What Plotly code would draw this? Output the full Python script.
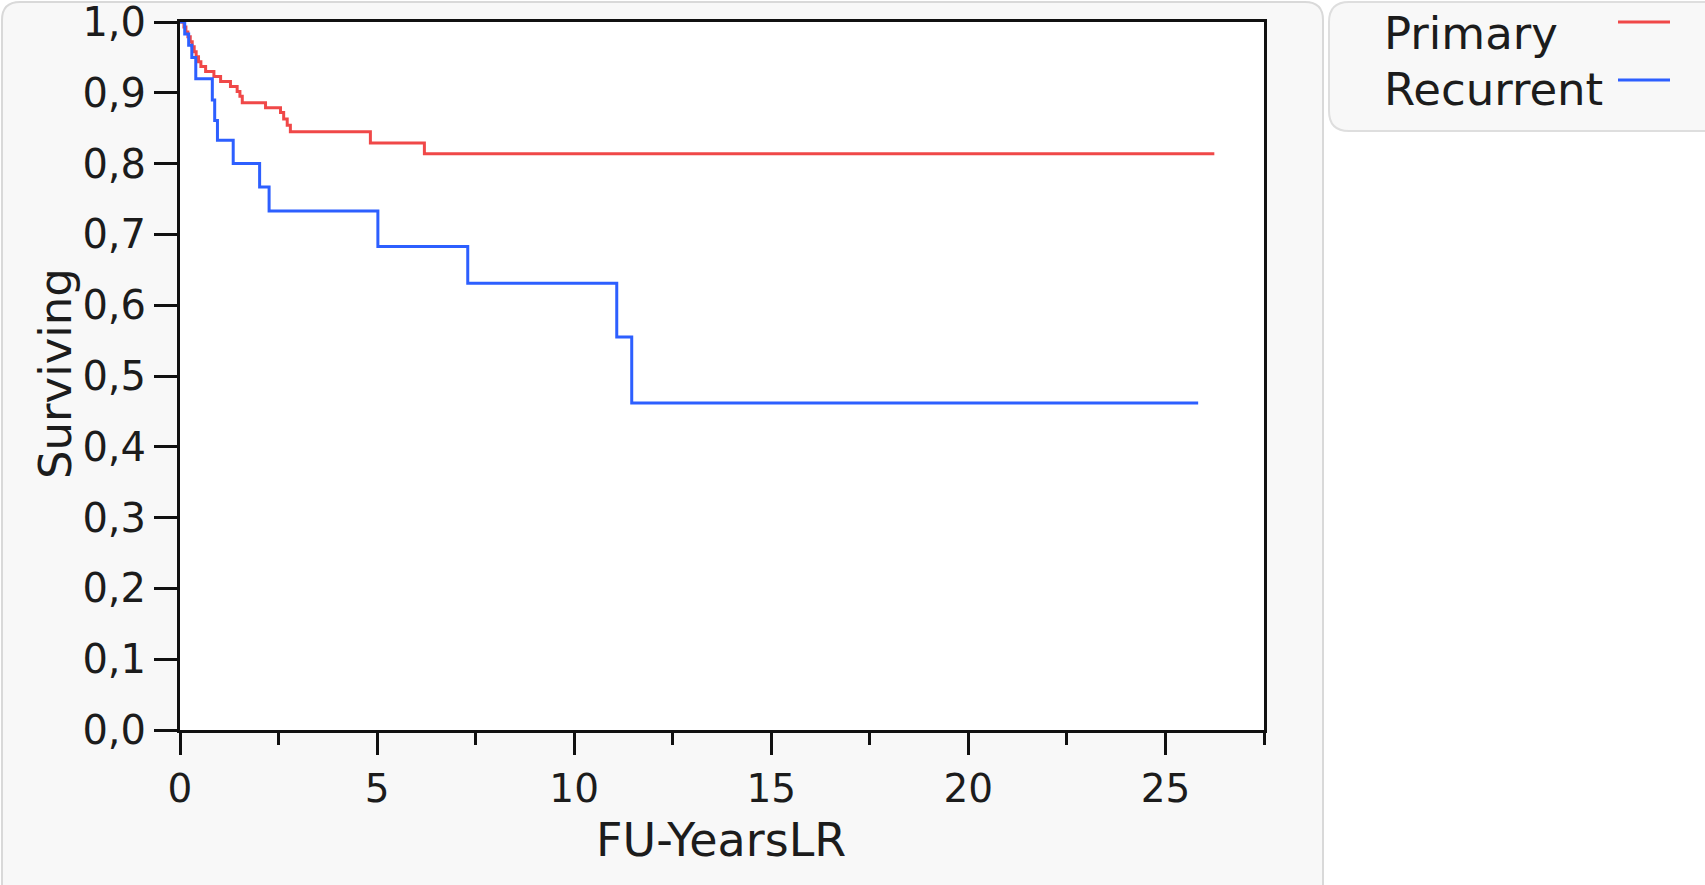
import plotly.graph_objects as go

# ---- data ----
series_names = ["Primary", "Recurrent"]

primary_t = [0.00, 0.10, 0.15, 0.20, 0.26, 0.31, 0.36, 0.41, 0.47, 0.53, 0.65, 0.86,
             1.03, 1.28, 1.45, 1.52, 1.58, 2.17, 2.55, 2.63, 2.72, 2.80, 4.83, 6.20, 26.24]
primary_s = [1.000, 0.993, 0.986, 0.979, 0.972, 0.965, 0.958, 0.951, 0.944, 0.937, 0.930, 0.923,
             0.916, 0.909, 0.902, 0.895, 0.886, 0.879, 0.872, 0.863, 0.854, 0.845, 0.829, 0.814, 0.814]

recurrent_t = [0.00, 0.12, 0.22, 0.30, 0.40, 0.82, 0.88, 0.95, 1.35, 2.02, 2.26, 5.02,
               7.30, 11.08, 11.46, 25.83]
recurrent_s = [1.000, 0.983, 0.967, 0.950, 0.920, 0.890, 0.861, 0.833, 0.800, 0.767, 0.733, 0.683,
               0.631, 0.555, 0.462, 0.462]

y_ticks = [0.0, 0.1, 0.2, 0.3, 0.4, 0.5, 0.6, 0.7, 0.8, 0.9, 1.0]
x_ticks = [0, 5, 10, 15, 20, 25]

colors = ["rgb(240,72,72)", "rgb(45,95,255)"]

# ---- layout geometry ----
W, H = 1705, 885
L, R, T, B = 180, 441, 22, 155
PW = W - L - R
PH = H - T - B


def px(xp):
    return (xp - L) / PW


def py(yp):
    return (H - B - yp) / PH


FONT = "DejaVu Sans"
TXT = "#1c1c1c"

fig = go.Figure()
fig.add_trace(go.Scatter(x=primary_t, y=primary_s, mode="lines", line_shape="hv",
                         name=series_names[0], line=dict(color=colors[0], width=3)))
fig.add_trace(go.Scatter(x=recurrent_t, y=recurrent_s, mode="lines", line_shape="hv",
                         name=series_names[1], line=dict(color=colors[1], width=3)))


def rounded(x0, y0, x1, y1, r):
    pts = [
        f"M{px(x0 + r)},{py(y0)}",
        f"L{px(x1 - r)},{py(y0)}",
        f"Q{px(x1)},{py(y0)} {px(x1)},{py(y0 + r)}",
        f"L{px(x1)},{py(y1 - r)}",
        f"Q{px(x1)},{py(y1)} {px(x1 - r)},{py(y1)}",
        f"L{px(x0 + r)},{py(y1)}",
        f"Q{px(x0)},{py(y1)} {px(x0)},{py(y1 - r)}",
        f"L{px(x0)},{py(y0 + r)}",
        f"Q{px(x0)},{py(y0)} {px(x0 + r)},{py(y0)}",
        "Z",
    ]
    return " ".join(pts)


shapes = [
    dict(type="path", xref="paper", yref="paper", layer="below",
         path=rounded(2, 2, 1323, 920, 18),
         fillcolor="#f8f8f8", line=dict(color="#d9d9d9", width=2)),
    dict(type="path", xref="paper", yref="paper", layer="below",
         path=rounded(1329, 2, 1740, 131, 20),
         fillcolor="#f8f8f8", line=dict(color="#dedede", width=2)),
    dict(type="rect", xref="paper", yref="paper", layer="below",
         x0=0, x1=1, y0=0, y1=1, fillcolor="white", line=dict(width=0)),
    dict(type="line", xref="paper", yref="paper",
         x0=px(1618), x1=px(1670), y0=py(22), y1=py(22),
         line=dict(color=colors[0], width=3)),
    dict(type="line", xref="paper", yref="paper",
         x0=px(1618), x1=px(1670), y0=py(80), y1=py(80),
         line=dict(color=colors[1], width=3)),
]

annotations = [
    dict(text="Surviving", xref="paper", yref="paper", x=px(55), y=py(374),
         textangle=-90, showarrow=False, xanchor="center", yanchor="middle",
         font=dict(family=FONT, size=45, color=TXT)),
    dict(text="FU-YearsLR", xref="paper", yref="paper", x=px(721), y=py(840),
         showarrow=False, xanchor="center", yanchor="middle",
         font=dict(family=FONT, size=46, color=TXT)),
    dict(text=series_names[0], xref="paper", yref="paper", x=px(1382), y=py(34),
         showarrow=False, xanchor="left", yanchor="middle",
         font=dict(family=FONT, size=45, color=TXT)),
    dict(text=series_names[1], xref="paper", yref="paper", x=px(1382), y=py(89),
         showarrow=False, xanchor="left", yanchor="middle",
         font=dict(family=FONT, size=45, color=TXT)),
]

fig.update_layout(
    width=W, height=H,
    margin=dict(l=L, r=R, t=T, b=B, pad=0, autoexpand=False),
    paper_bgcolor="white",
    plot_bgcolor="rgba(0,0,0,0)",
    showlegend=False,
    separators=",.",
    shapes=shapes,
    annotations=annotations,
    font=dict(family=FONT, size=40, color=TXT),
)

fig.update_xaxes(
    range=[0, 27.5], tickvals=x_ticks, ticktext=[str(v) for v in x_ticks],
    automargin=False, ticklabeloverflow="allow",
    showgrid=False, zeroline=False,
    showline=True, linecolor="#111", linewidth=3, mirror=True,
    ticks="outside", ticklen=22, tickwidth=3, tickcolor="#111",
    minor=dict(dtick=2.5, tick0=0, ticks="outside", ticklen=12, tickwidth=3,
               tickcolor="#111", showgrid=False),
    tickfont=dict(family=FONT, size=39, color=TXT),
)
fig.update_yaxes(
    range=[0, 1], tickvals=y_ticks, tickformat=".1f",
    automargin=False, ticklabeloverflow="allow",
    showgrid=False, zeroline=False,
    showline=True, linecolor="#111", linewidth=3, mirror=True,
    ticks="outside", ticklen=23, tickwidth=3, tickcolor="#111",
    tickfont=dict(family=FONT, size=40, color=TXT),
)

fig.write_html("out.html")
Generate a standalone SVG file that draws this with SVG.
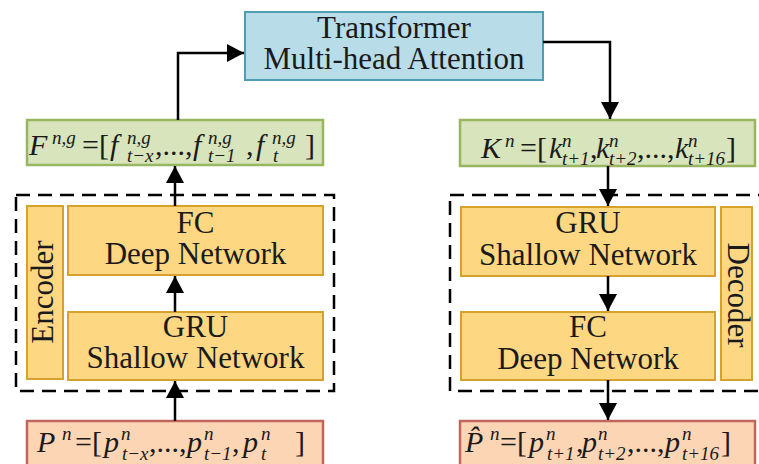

|---|

THE EXERCISE - Repeat each record exactly as shown above, dropping all images.

COMPLETE ANSWER -
What Plotly code would draw this? Output the full Python script.
import plotly.graph_objects as go

# ---- data ----
series_names = ["Primary", "Recurrent"]

primary_t = [0.00, 0.10, 0.15, 0.20, 0.26, 0.31, 0.36, 0.41, 0.47, 0.53, 0.65, 0.86,
             1.03, 1.28, 1.45, 1.52, 1.58, 2.17, 2.55, 2.63, 2.72, 2.80, 4.83, 6.20, 26.24]
primary_s = [1.000, 0.993, 0.986, 0.979, 0.972, 0.965, 0.958, 0.951, 0.944, 0.937, 0.930, 0.923,
             0.916, 0.909, 0.902, 0.895, 0.886, 0.879, 0.872, 0.863, 0.854, 0.845, 0.829, 0.814, 0.814]

recurrent_t = [0.00, 0.12, 0.22, 0.30, 0.40, 0.82, 0.88, 0.95, 1.35, 2.02, 2.26, 5.02,
               7.30, 11.08, 11.46, 25.83]
recurrent_s = [1.000, 0.983, 0.967, 0.950, 0.920, 0.890, 0.861, 0.833, 0.800, 0.767, 0.733, 0.683,
               0.631, 0.555, 0.462, 0.462]

y_ticks = [0.0, 0.1, 0.2, 0.3, 0.4, 0.5, 0.6, 0.7, 0.8, 0.9, 1.0]
x_ticks = [0, 5, 10, 15, 20, 25]

colors = ["rgb(240,72,72)", "rgb(45,95,255)"]

# ---- layout geometry ----
W, H = 1705, 885
L, R, T, B = 180, 441, 22, 155
PW = W - L - R
PH = H - T - B


def px(xp):
    return (xp - L) / PW


def py(yp):
    return (H - B - yp) / PH


FONT = "DejaVu Sans"
TXT = "#1c1c1c"

fig = go.Figure()
fig.add_trace(go.Scatter(x=primary_t, y=primary_s, mode="lines", line_shape="hv",
                         name=series_names[0], line=dict(color=colors[0], width=3)))
fig.add_trace(go.Scatter(x=recurrent_t, y=recurrent_s, mode="lines", line_shape="hv",
                         name=series_names[1], line=dict(color=colors[1], width=3)))


def rounded(x0, y0, x1, y1, r):
    pts = [
        f"M{px(x0 + r)},{py(y0)}",
        f"L{px(x1 - r)},{py(y0)}",
        f"Q{px(x1)},{py(y0)} {px(x1)},{py(y0 + r)}",
        f"L{px(x1)},{py(y1 - r)}",
        f"Q{px(x1)},{py(y1)} {px(x1 - r)},{py(y1)}",
        f"L{px(x0 + r)},{py(y1)}",
        f"Q{px(x0)},{py(y1)} {px(x0)},{py(y1 - r)}",
        f"L{px(x0)},{py(y0 + r)}",
        f"Q{px(x0)},{py(y0)} {px(x0 + r)},{py(y0)}",
        "Z",
    ]
    return " ".join(pts)


shapes = [
    dict(type="path", xref="paper", yref="paper", layer="below",
         path=rounded(2, 2, 1323, 920, 18),
         fillcolor="#f8f8f8", line=dict(color="#d9d9d9", width=2)),
    dict(type="path", xref="paper", yref="paper", layer="below",
         path=rounded(1329, 2, 1740, 131, 20),
         fillcolor="#f8f8f8", line=dict(color="#dedede", width=2)),
    dict(type="rect", xref="paper", yref="paper", layer="below",
         x0=0, x1=1, y0=0, y1=1, fillcolor="white", line=dict(width=0)),
    dict(type="line", xref="paper", yref="paper",
         x0=px(1618), x1=px(1670), y0=py(22), y1=py(22),
         line=dict(color=colors[0], width=3)),
    dict(type="line", xref="paper", yref="paper",
         x0=px(1618), x1=px(1670), y0=py(80), y1=py(80),
         line=dict(color=colors[1], width=3)),
]

annotations = [
    dict(text="Surviving", xref="paper", yref="paper", x=px(55), y=py(374),
         textangle=-90, showarrow=False, xanchor="center", yanchor="middle",
         font=dict(family=FONT, size=45, color=TXT)),
    dict(text="FU-YearsLR", xref="paper", yref="paper", x=px(721), y=py(840),
         showarrow=False, xanchor="center", yanchor="middle",
         font=dict(family=FONT, size=46, color=TXT)),
    dict(text=series_names[0], xref="paper", yref="paper", x=px(1382), y=py(34),
         showarrow=False, xanchor="left", yanchor="middle",
         font=dict(family=FONT, size=45, color=TXT)),
    dict(text=series_names[1], xref="paper", yref="paper", x=px(1382), y=py(89),
         showarrow=False, xanchor="left", yanchor="middle",
         font=dict(family=FONT, size=45, color=TXT)),
]

fig.update_layout(
    width=W, height=H,
    margin=dict(l=L, r=R, t=T, b=B, pad=0, autoexpand=False),
    paper_bgcolor="white",
    plot_bgcolor="rgba(0,0,0,0)",
    showlegend=False,
    separators=",.",
    shapes=shapes,
    annotations=annotations,
    font=dict(family=FONT, size=40, color=TXT),
)

fig.update_xaxes(
    range=[0, 27.5], tickvals=x_ticks, ticktext=[str(v) for v in x_ticks],
    automargin=False, ticklabeloverflow="allow",
    showgrid=False, zeroline=False,
    showline=True, linecolor="#111", linewidth=3, mirror=True,
    ticks="outside", ticklen=22, tickwidth=3, tickcolor="#111",
    minor=dict(dtick=2.5, tick0=0, ticks="outside", ticklen=12, tickwidth=3,
               tickcolor="#111", showgrid=False),
    tickfont=dict(family=FONT, size=39, color=TXT),
)
fig.update_yaxes(
    range=[0, 1], tickvals=y_ticks, tickformat=".1f",
    automargin=False, ticklabeloverflow="allow",
    showgrid=False, zeroline=False,
    showline=True, linecolor="#111", linewidth=3, mirror=True,
    ticks="outside", ticklen=23, tickwidth=3, tickcolor="#111",
    tickfont=dict(family=FONT, size=40, color=TXT),
)

fig.write_html("out.html")
Generate a standalone SVG file that draws this with SVG.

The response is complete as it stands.